The move brings Democrats to 59 seats in the Senate, just one shy of the 60 they need to exert filibuster-proof control over the chamber. In Minnesota, Democrat Al Franken holds a 312- vote lead over Republican former Sen. Norm Coleman, but Coleman has appealed the result to the state Supreme Court. Oral arguments in the case are expected to begin in June.
Specter's announcement, coming on the eve of Obama's 100th day in office, sent shock waves through the political world.
Obama was informed of the decision at 10:30 a.m. during his daily economic briefing. Minutes later he spoke to Specter by phone, telling the Pennsylvanian "you have my full support" and adding "we are thrilled to have you."
In a statement, Senate Majority Leader Harry Reid praised Specter's willingness to "work in a bipartisan manner, put people over party, and do what is right for Pennsylvanians and all Americans."
The move was the latest blow to an already staggering GOP, and Republicans immediately sought to cast Specter's move as nothing more than the politics of self-preservation. "Let's be honest — Sen.
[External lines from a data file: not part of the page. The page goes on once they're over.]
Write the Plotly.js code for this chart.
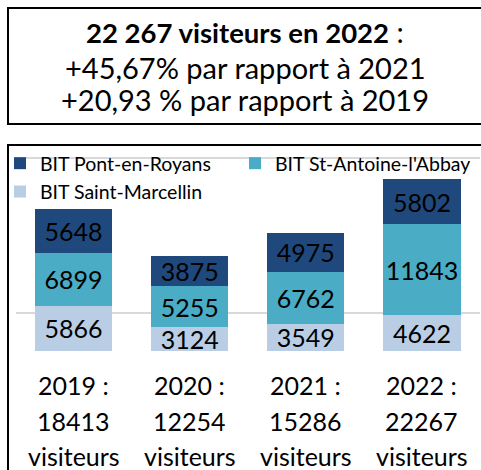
<!DOCTYPE html>
<html>
<head>
<meta charset="utf-8">
<script src="https://cdn.plot.ly/plotly-3.0.1.min.js"></script>
<style>
html,body{margin:0;padding:0;background:#fff;}
#chart{width:481px;height:470px;}
</style>
</head>
<body>
<div id="chart"></div>
<script>
// ---- data ----
const years = ['2019', '2020', '2021', '2022'];
const saintMarcellin = [5866, 3124, 3549, 4622];
const stAntoine = [6899, 5255, 6762, 11843];
const pontEnRoyans = [5648, 3875, 4975, 5802];
const seriesNames = ['BIT Saint-Marcellin', "BIT St-Antoine-l'Abbaye", 'BIT Pont-en-Royans'];
const headline = ['22 267 visiteurs en 2022', '+45,67% par rapport à 2021', '+20,93 % par rapport à 2019'];

// ---- styles ----
const W = 481, H = 470;
const colors = ['#B9CDE5', '#4BACC6', '#1F497D'];
const FONT = 'Lato, Calibri, Carlito, sans-serif';
const px = x => x / W;
const py = y => 1 - y / H;

const series = [saintMarcellin, stAntoine, pontEnRoyans];
const traces = series.map((vals, i) => ({
  type: 'bar',
  name: seriesNames[i],
  x: years,
  y: vals,
  marker: {color: colors[i], line: {width: 0}},
  text: vals.map(String),
  texttemplate: '%{text}',
  textposition: 'inside',
  insidetextanchor: 'middle',
  constraintext: 'none',
  textangle: 0,
  textfont: {family: FONT, size: 25, color: '#000'},
  hoverinfo: 'skip'
}));

const totals = years.map((_, k) => series.reduce((s, arr) => s + arr[k], 0));

const annotations = [];
// headline
annotations.push({xref: 'paper', yref: 'paper', x: px(245), y: py(32), xanchor: 'center', yanchor: 'middle',
  text: '<b>' + headline[0] + '</b><span style="font-size:29px"> :</span>', showarrow: false, font: {family: FONT, size: 27.5, color: '#000'}});
annotations.push({xref: 'paper', yref: 'paper', x: px(245), y: py(67), xanchor: 'center', yanchor: 'middle',
  text: headline[1], showarrow: false, font: {family: FONT, size: 29, color: '#000'}});
annotations.push({xref: 'paper', yref: 'paper', x: px(245), y: py(100), xanchor: 'center', yanchor: 'middle',
  text: headline[2], showarrow: false, font: {family: FONT, size: 29, color: '#000'}});
// category labels
years.forEach((yr, k) => {
  const lines = [yr + ' :', String(totals[k]), 'visiteurs'];
  const ys = [385, 421, 456];
  lines.forEach((t, j) => {
    annotations.push({xref: 'x', yref: 'paper', x: yr, y: py(ys[j]), xanchor: 'center', yanchor: 'middle',
      text: t, showarrow: false, font: {family: FONT, size: 25, color: '#000'}});
  });
});

const layout = {
  width: W, height: H,
  margin: {l: 0, r: 0, t: 0, b: 0, pad: 0},
  paper_bgcolor: '#fff', plot_bgcolor: 'rgba(0,0,0,0)',
  barmode: 'stack',
  bargap: 0.335,
  showlegend: true,
  legend: {orientation: 'h', traceorder: 'reversed', x: px(0), y: py(144), xanchor: 'left', yanchor: 'top',
    font: {family: FONT, size: 19.5, color: '#000'}, entrywidth: 190, entrywidthmode: 'pixels',
    bgcolor: 'rgba(0,0,0,0)', itemclick: false},
  xaxis: {domain: [px(15.5), px(480)], showgrid: false, showline: false, zeroline: false,
    showticklabels: false, ticks: '', fixedrange: true},
  yaxis: {domain: [py(467), py(156.5)], range: [-15000, 25200], tick0: -15000, dtick: 20000,
    showgrid: true, gridcolor: '#D9D9D9', gridwidth: 2, zeroline: false, showline: false,
    showticklabels: false, ticks: '', fixedrange: true},
  shapes: [
    {type: 'rect', xref: 'paper', yref: 'paper', x0: px(8), x1: px(495), y0: py(124), y1: py(8),
      line: {color: '#000', width: 2}, fillcolor: 'rgba(0,0,0,0)'},
    {type: 'rect', xref: 'paper', yref: 'paper', x0: px(8), x1: px(495), y0: py(485), y1: py(145),
      line: {color: '#000', width: 2}, fillcolor: 'rgba(0,0,0,0)', layer: 'below'}
  ],
  annotations: annotations
};

Plotly.newPlot('chart', traces, layout, {staticPlot: true, displayModeBar: false});
</script>
</body>
</html>
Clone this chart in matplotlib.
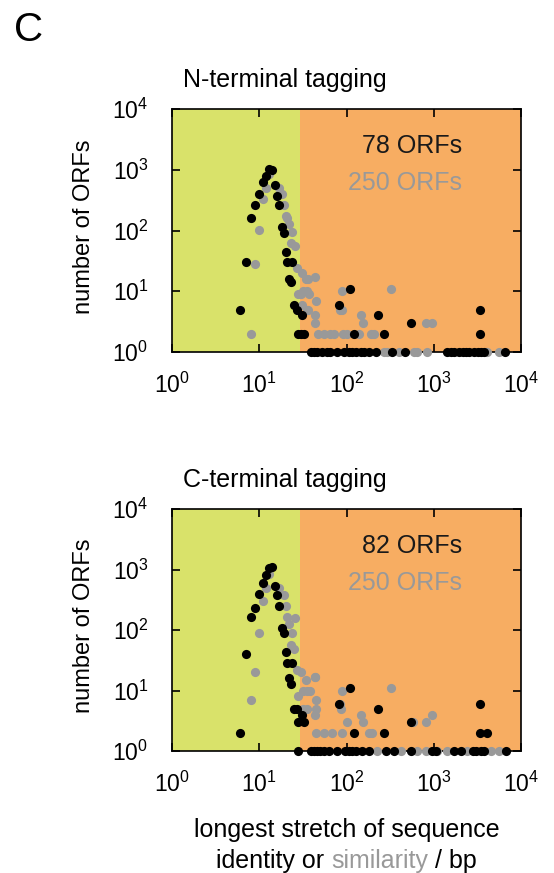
import numpy as np
import matplotlib.pyplot as plt
from matplotlib.ticker import LogLocator, NullLocator

plt.rcParams['font.family'] = ['Liberation Sans', 'DejaVu Sans']
plt.rcParams['mathtext.fontset'] = 'custom'
plt.rcParams['mathtext.rm'] = 'Liberation Sans'

# N-terminal tagging: identity (black) and similarity (grey)
n_id_x = [6, 7, 8, 9, 10, 11, 12, 13, 14, 15, 16, 17, 18, 19, 20, 21, 22, 23, 24,
          25, 27, 31, 28, 30, 33, 82, 109, 123, 231, 268, 544, 3400, 3400,
          39, 42, 46, 53, 60, 65, 78, 93, 106, 116, 127, 145, 158, 180, 215, 335, 464,
          1437, 1567, 1711, 1954, 2137, 2333, 2545, 2904, 3176, 3467, 3788, 6547]
n_id_y = [5, 30, 158, 259, 404, 630, 790, 1020, 1000, 560, 374, 259, 115, 92, 45, 30, 16, 14, 30,
          6, 5, 4, 2, 2, 2, 6, 11, 2, 4, 2, 3, 5, 2,
          1, 1, 1, 1, 1, 1, 1, 1, 1, 1, 1, 1, 1, 1, 1, 1, 1,
          1, 1, 1, 1, 1, 1, 1, 1, 1, 1, 1, 1]
n_sim_x = [8, 9, 10, 11, 12, 13, 17, 18, 19, 20, 21, 22, 23, 24, 26, 27, 31, 34, 36, 44,
           28, 30, 32, 35, 37, 31, 35, 45, 36, 43, 43, 89, 85, 89, 147, 156, 320, 809, 966,
           47, 55, 65, 71, 92, 102, 138, 189, 205,
           268, 293, 400, 590, 650, 840, 4100, 5600]
n_sim_y = [2, 28, 101, 325, 508, 850, 508, 394, 259, 172, 163, 126, 63, 94, 55, 24, 20, 16, 16, 17,
           9, 9, 10, 10, 9, 6, 5, 7, 5, 4, 3, 10, 5, 5, 4, 3, 11, 3, 3,
           2, 2, 2, 2, 2, 2, 2, 2, 2,
           1, 1, 1, 1, 1, 1, 1, 1]

# C-terminal tagging
c_id_x = [6, 7, 8, 9, 10, 11, 12, 13, 14, 15, 16, 17, 18, 19, 20, 21, 22, 23, 24,
          25, 27, 31, 28, 33, 83, 109, 122, 231, 268, 544, 3400, 3400, 4100,
          28, 39, 42, 46, 50, 55, 63, 78, 97, 106, 116, 127, 151, 180, 281, 350, 544,
          966, 1054, 1711, 2044, 2785, 3040, 3467, 3788, 6730]
c_id_y = [2, 40, 162, 234, 389, 592, 811, 1050, 1100, 540, 380, 252, 109, 88, 44, 29, 16, 13, 29,
          5, 5, 4, 3, 3, 6, 11, 2, 5, 2, 3, 6, 2, 2,
          1, 1, 1, 1, 1, 1, 1, 1, 1, 1, 1, 1, 1, 1, 1, 1, 1,
          1, 1, 1, 1, 1, 1, 1, 1, 1]
c_sim_x = [8, 9, 10, 11, 12, 13, 17, 19, 20, 21, 22, 23, 24, 25, 26, 27, 30, 34, 43, 44,
           28, 32, 35, 38, 45, 32, 35, 45, 43, 89, 87, 85, 101, 146, 153, 320, 585, 809, 947,
           45, 55, 68, 89, 180, 197,
           225, 417, 647, 809, 1100, 1437, 2430, 4540, 5620]
c_sim_y = [7, 20, 90, 305, 489, 850, 489, 379, 249, 166, 124, 56, 90, 48, 156, 22, 20, 15, 17, 17,
           8, 10, 10, 10, 7, 5, 5, 5, 4, 10, 5, 6, 3, 4, 3, 11, 3, 3, 4,
           2, 2, 2, 2, 2, 2,
           1, 1, 1, 1, 1, 1, 1, 1, 1]

panels = [
    ('N-terminal tagging', n_id_x, n_id_y, n_sim_x, n_sim_y, '78 ORFs', '250 ORFs'),
    ('C-terminal tagging', c_id_x, c_id_y, c_sim_x, c_sim_y, '82 ORFs', '250 ORFs'),
]
threshold = 29

W, H = 554, 873
fig = plt.figure(figsize=(W / 100, H / 100), dpi=100)
green = '#d9e26a'
orange = '#f7ad62'
grey = '#999999'

boxes = [(172, 109, 521, 352), (172, 509, 521, 751)]
for (l, t, r, b), (title, ix, iy, sx, sy, t1, t2) in zip(boxes, panels):
    ax = fig.add_axes([l / W, 1 - b / H, (r - l) / W, (b - t) / H])
    ax.set_xscale('log')
    ax.set_yscale('log')
    ax.set_xlim(1, 1e4)
    ax.set_ylim(1, 1e4)
    ax.axvspan(1, threshold, color=green, lw=0, zorder=0)
    ax.axvspan(threshold, 1e4, color=orange, lw=0, zorder=0)
    ax.plot(sx, sy, 'o', color=grey, ms=6.6, mew=0, clip_on=False, zorder=3)
    ax.plot(ix, iy, 'o', color='black', ms=6.6, mew=0, clip_on=False, zorder=4)
    ax.xaxis.set_major_locator(LogLocator(base=10, numticks=10))
    ax.yaxis.set_major_locator(LogLocator(base=10, numticks=10))
    ax.xaxis.set_minor_locator(NullLocator())
    ax.yaxis.set_minor_locator(NullLocator())
    ax.tick_params(direction='in', top=True, right=True, length=6, width=1.2,
                   labelsize=16.5, colors='black')
    ax.tick_params(axis='x', pad=15)
    ax.tick_params(axis='y', pad=17)
    for s in ax.spines.values():
        s.set_linewidth(1.2)
        s.set_color('black')
    ax.text(0.83, 0.848, t1, transform=ax.transAxes, ha='right', va='center',
            fontsize=18, color='#1a1a1a')
    ax.text(0.83, 0.695, t2, transform=ax.transAxes, ha='right', va='center',
            fontsize=18, color=grey)
    fig.text(183 / W, 1 - (t - 22) / H, title, ha='left', va='baseline', fontsize=18)
    fig.text(84 / W, 1 - ((t + b) / 2 - 4) / H, 'number of ORFs', rotation=90,
             ha='center', va='center', fontsize=17)

fig.text(14 / W, 1 - 30 / H, 'C', ha='left', va='center', fontsize=29)

fig.text(346.5 / W, 1 - 837 / H, 'longest stretch of sequence', ha='center',
         va='baseline', fontsize=18)

# second line of the x label, with "similarity" in grey
pieces = [('identity or ', 'black'), ('similarity', grey), (' / bp', 'black')]
texts = [fig.text(0, 1 - 868 / H, s, color=c, ha='left', va='baseline', fontsize=18)
         for s, c in pieces]
fig.canvas.draw()
r = fig.canvas.get_renderer()
widths = [tx.get_window_extent(r).width for tx in texts]
x = 346.5 - sum(widths) / 2
for tx, w in zip(texts, widths):
    tx.set_x(x / W)
    x += w

fig.savefig('out.png', dpi=100)
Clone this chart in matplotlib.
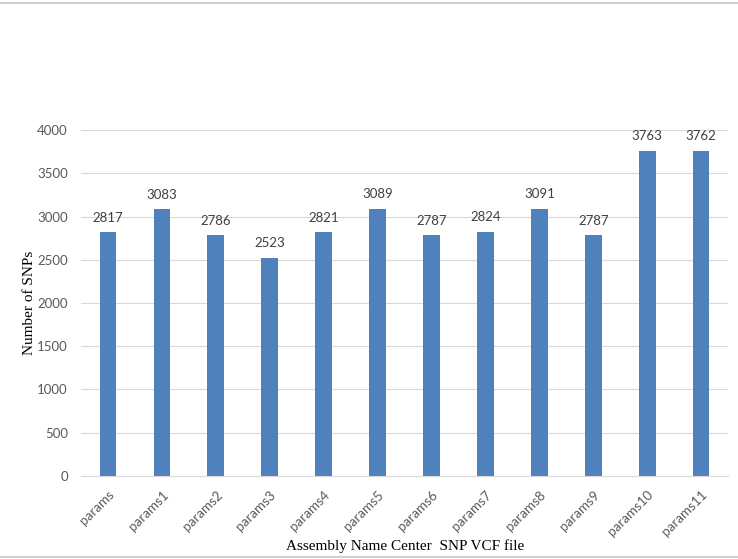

Specter didn't leave the GOP based on principles of any kind," said Republican National Committee chairman Michael Steele. "He left to further his personal political interests because he knew that he was going to lose a Republican primary due to his left-wing voting record."
Sen. Olympia Snowe of Maine called Specter's decision "devastating news" for Republicans, particularly Northeastern Republicans who have almost vanished in the Senate over the last decade. "Many Republicans feel alienated and disaffected from the party," Snowe said. "It just helps nourish a culture of exclusion and alienation."
Snowe recalled former Sen. James Jeffords' switch from being a Republican to an independent caucusing with Democrats in 2001, a more dramatic switch that flipped power from Republicans to Democrats in the chamber. "Frankly, the party never woke up from that event," she said.